**SET PROBLEM:** Type out all the records word for word. Any pictures are to be left out.

**DATA SUPPLIED:**
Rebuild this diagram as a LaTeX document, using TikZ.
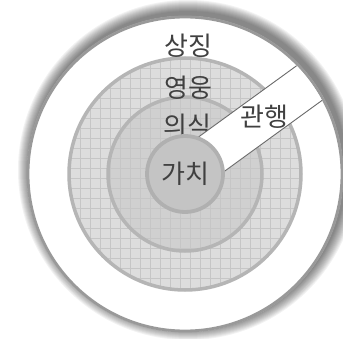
\documentclass[tikz,border=0pt]{standalone}
\usepackage{fontspec}
\newfontfamily\krfont{Noto Sans CJK KR}
\usetikzlibrary{positioning}

\begin{document}
\begin{tikzpicture}[x=1pt, y=1pt,
  ringline/.style={line width=3.5pt, draw=gray!58},
  word/.style={font=\krfont\fontsize{26}{30}\selectfont, text=black!75, inner sep=0pt},
  bandline/.style={draw=black!58, line width=0.9pt}
]
\useasboundingbox (0,0) rectangle (343,338);
\coordinate (c) at (185,164);
\coordinate (s) at (188,168);
\foreach \i in {12,...,1} {
  \fill[black, opacity=0.05] (s) circle (158+\i);
}
\fill[white] (c) circle (158);
\fill[gray!27] (c) circle (116);
\fill[gray!37] (c) circle (77);
\begin{scope}
  \clip (c) circle (116);
  \draw[gray!45, line width=0.35pt, step=10] (60,40) grid (310,290);
\end{scope}
\draw[line width=2.8pt, draw=gray!80] (c) circle (157);
\draw[ringline] (c) circle (116);
\draw[ringline] (c) circle (77);
\node[word] (sangjing) at (188,292) {상징};
\node[word] (yeongung) at (188,250) {영웅};
\node[word] (uisik) at (187,212) {의식};
\begin{scope}
  \clip (c) circle (155.5);
  \begin{scope}[shift={(c)}, rotate=36]
    \fill[white] (0,-21) rectangle (160,22);
    \draw[bandline] (0,22) -- (160,22);
    \draw[bandline] (0,-21) -- (160,-21);
  \end{scope}
\end{scope}
\fill[gray!46] (c) circle (38);
\draw[line width=3.8pt, draw=gray!62] (c) circle (38);
\node[word] (gachi) at (185,164) {가치};
\node[word] (gwanhaeng) at (264,221) {관행};
\end{tikzpicture}
\end{document}
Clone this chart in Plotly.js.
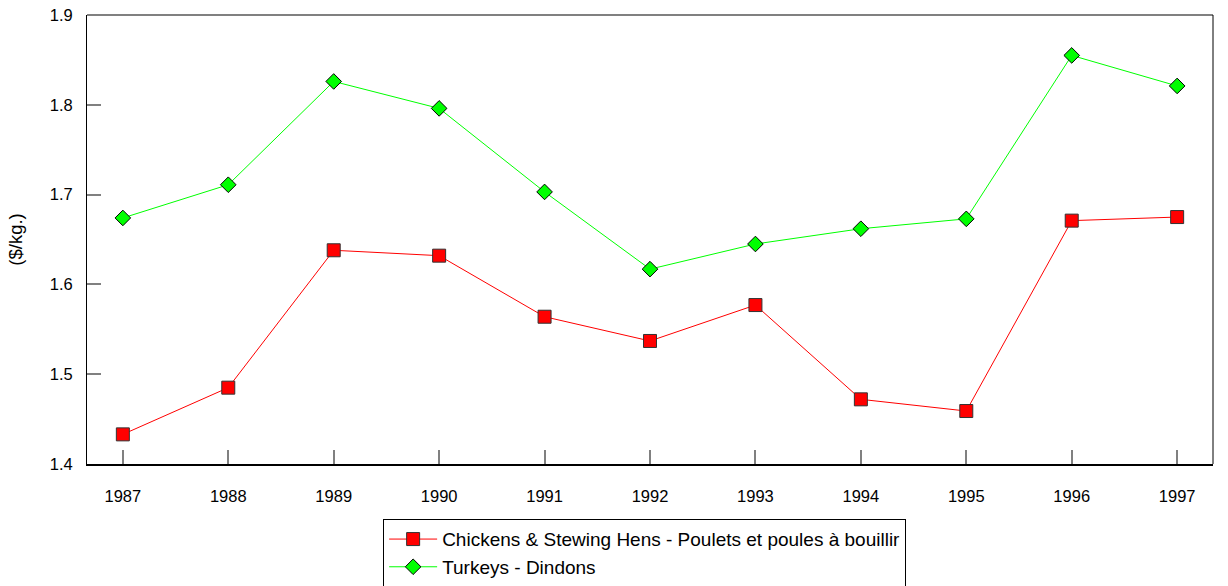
<!DOCTYPE html>
<html>
<head>
<meta charset="utf-8">
<script src="https://cdn.plot.ly/plotly-3.0.1.min.js"></script>
<style>html,body{margin:0;padding:0;background:#fff;}#chart{width:1228px;height:586px;}</style>
</head>
<body>
<div id="chart"></div>
<script>
const years = [1987, 1988, 1989, 1990, 1991, 1992, 1993, 1994, 1995, 1996, 1997];
const chickens = [1.433, 1.485, 1.638, 1.632, 1.564, 1.537, 1.577, 1.472, 1.459, 1.671, 1.675];
const turkeys = [1.674, 1.711, 1.826, 1.796, 1.703, 1.617, 1.645, 1.662, 1.673, 1.855, 1.821];
const seriesNames = ["Chickens & Stewing Hens - Poulets et poules à bouillir", "Turkeys - Dindons"];
const yTicks = [1.4, 1.5, 1.6, 1.7, 1.8, 1.9];

const traces = [
  {x: years, y: chickens, name: seriesNames[0], type: 'scatter', mode: 'lines+markers',
   line: {color: '#ff0000', width: 1},
   marker: {symbol: 'square', size: 13, color: '#ff0000', line: {color: '#333333', width: 1}}},
  {x: years, y: turkeys, name: seriesNames[1], type: 'scatter', mode: 'lines+markers',
   line: {color: '#00ff00', width: 1},
   marker: {symbol: 'diamond', size: 12, color: '#00ff00', line: {color: '#000000', width: 1}}}
];

const layout = {
  width: 1228, height: 586,
  margin: {l: 87, r: 15, t: 15, b: 122, autoexpand: false},
  paper_bgcolor: '#fff', plot_bgcolor: '#fff',
  font: {family: 'Liberation Sans, Arial, sans-serif', size: 16, color: '#000'},
  showlegend: true,
  xaxis: {
    range: [1986.66, 1997.34], tickvals: years, ticktext: years.map(String),
    showgrid: false, zeroline: false,
    showline: true, linecolor: '#000', linewidth: 2,
    ticks: 'inside', ticklen: 14, tickcolor: '#808080', tickwidth: 2,
    ticklabelstandoff: 16,
    tickfont: {size: 16.5}
  },
  yaxis: {
    range: [1.4, 1.9], tickvals: yTicks, ticktext: yTicks.map(v => v.toFixed(1)),
    showgrid: false, zeroline: false,
    showline: true, linecolor: '#000', linewidth: 1,
    ticks: 'inside', ticklen: 14, tickcolor: '#808080', tickwidth: 2,
    ticklabelstandoff: 10,
    tickfont: {size: 16.5},
    title: {text: '($/kg.)', font: {size: 18.5}, standoff: 22}
  },
  shapes: [
    {type: 'line', xref: 'paper', yref: 'paper', x0: 0, x1: 1, y0: 1, y1: 1, line: {color: '#808080', width: 2}},
    {type: 'line', xref: 'paper', yref: 'paper', x0: 1, x1: 1, y0: 0, y1: 1, line: {color: '#000', width: 1}}
  ],
  legend: {
    x: 0.263, y: -0.123, xanchor: 'left', yanchor: 'top',
    bordercolor: '#000', borderwidth: 1, bgcolor: '#fff',
    font: {size: 19}, tracegroupgap: 0, itemwidth: 48
  }
};

Plotly.newPlot('chart', traces, layout, {displayModeBar: false, staticPlot: true});
</script>
</body>
</html>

**COMPLETE ANSWER:**
Rebuild this diagram as a LaTeX document, using TikZ.
\documentclass[tikz,border=0pt]{standalone}
\usepackage{fontspec}
\newfontfamily\krfont{Noto Sans CJK KR}
\usetikzlibrary{positioning}

\begin{document}
\begin{tikzpicture}[x=1pt, y=1pt,
  ringline/.style={line width=3.5pt, draw=gray!58},
  word/.style={font=\krfont\fontsize{26}{30}\selectfont, text=black!75, inner sep=0pt},
  bandline/.style={draw=black!58, line width=0.9pt}
]
\useasboundingbox (0,0) rectangle (343,338);
\coordinate (c) at (185,164);
\coordinate (s) at (188,168);
\foreach \i in {12,...,1} {
  \fill[black, opacity=0.05] (s) circle (158+\i);
}
\fill[white] (c) circle (158);
\fill[gray!27] (c) circle (116);
\fill[gray!37] (c) circle (77);
\begin{scope}
  \clip (c) circle (116);
  \draw[gray!45, line width=0.35pt, step=10] (60,40) grid (310,290);
\end{scope}
\draw[line width=2.8pt, draw=gray!80] (c) circle (157);
\draw[ringline] (c) circle (116);
\draw[ringline] (c) circle (77);
\node[word] (sangjing) at (188,292) {상징};
\node[word] (yeongung) at (188,250) {영웅};
\node[word] (uisik) at (187,212) {의식};
\begin{scope}
  \clip (c) circle (155.5);
  \begin{scope}[shift={(c)}, rotate=36]
    \fill[white] (0,-21) rectangle (160,22);
    \draw[bandline] (0,22) -- (160,22);
    \draw[bandline] (0,-21) -- (160,-21);
  \end{scope}
\end{scope}
\fill[gray!46] (c) circle (38);
\draw[line width=3.8pt, draw=gray!62] (c) circle (38);
\node[word] (gachi) at (185,164) {가치};
\node[word] (gwanhaeng) at (264,221) {관행};
\end{tikzpicture}
\end{document}
Clone this chart in Plotly.js.
<!DOCTYPE html>
<html>
<head>
<meta charset="utf-8">
<script src="https://cdn.plot.ly/plotly-3.0.1.min.js"></script>
<style>html,body{margin:0;padding:0;background:#fff;}#chart{width:1228px;height:586px;}</style>
</head>
<body>
<div id="chart"></div>
<script>
const years = [1987, 1988, 1989, 1990, 1991, 1992, 1993, 1994, 1995, 1996, 1997];
const chickens = [1.433, 1.485, 1.638, 1.632, 1.564, 1.537, 1.577, 1.472, 1.459, 1.671, 1.675];
const turkeys = [1.674, 1.711, 1.826, 1.796, 1.703, 1.617, 1.645, 1.662, 1.673, 1.855, 1.821];
const seriesNames = ["Chickens & Stewing Hens - Poulets et poules à bouillir", "Turkeys - Dindons"];
const yTicks = [1.4, 1.5, 1.6, 1.7, 1.8, 1.9];

const traces = [
  {x: years, y: chickens, name: seriesNames[0], type: 'scatter', mode: 'lines+markers',
   line: {color: '#ff0000', width: 1},
   marker: {symbol: 'square', size: 13, color: '#ff0000', line: {color: '#333333', width: 1}}},
  {x: years, y: turkeys, name: seriesNames[1], type: 'scatter', mode: 'lines+markers',
   line: {color: '#00ff00', width: 1},
   marker: {symbol: 'diamond', size: 12, color: '#00ff00', line: {color: '#000000', width: 1}}}
];

const layout = {
  width: 1228, height: 586,
  margin: {l: 87, r: 15, t: 15, b: 122, autoexpand: false},
  paper_bgcolor: '#fff', plot_bgcolor: '#fff',
  font: {family: 'Liberation Sans, Arial, sans-serif', size: 16, color: '#000'},
  showlegend: true,
  xaxis: {
    range: [1986.66, 1997.34], tickvals: years, ticktext: years.map(String),
    showgrid: false, zeroline: false,
    showline: true, linecolor: '#000', linewidth: 2,
    ticks: 'inside', ticklen: 14, tickcolor: '#808080', tickwidth: 2,
    ticklabelstandoff: 16,
    tickfont: {size: 16.5}
  },
  yaxis: {
    range: [1.4, 1.9], tickvals: yTicks, ticktext: yTicks.map(v => v.toFixed(1)),
    showgrid: false, zeroline: false,
    showline: true, linecolor: '#000', linewidth: 1,
    ticks: 'inside', ticklen: 14, tickcolor: '#808080', tickwidth: 2,
    ticklabelstandoff: 10,
    tickfont: {size: 16.5},
    title: {text: '($/kg.)', font: {size: 18.5}, standoff: 22}
  },
  shapes: [
    {type: 'line', xref: 'paper', yref: 'paper', x0: 0, x1: 1, y0: 1, y1: 1, line: {color: '#808080', width: 2}},
    {type: 'line', xref: 'paper', yref: 'paper', x0: 1, x1: 1, y0: 0, y1: 1, line: {color: '#000', width: 1}}
  ],
  legend: {
    x: 0.263, y: -0.123, xanchor: 'left', yanchor: 'top',
    bordercolor: '#000', borderwidth: 1, bgcolor: '#fff',
    font: {size: 19}, tracegroupgap: 0, itemwidth: 48
  }
};

Plotly.newPlot('chart', traces, layout, {displayModeBar: false, staticPlot: true});
</script>
</body>
</html>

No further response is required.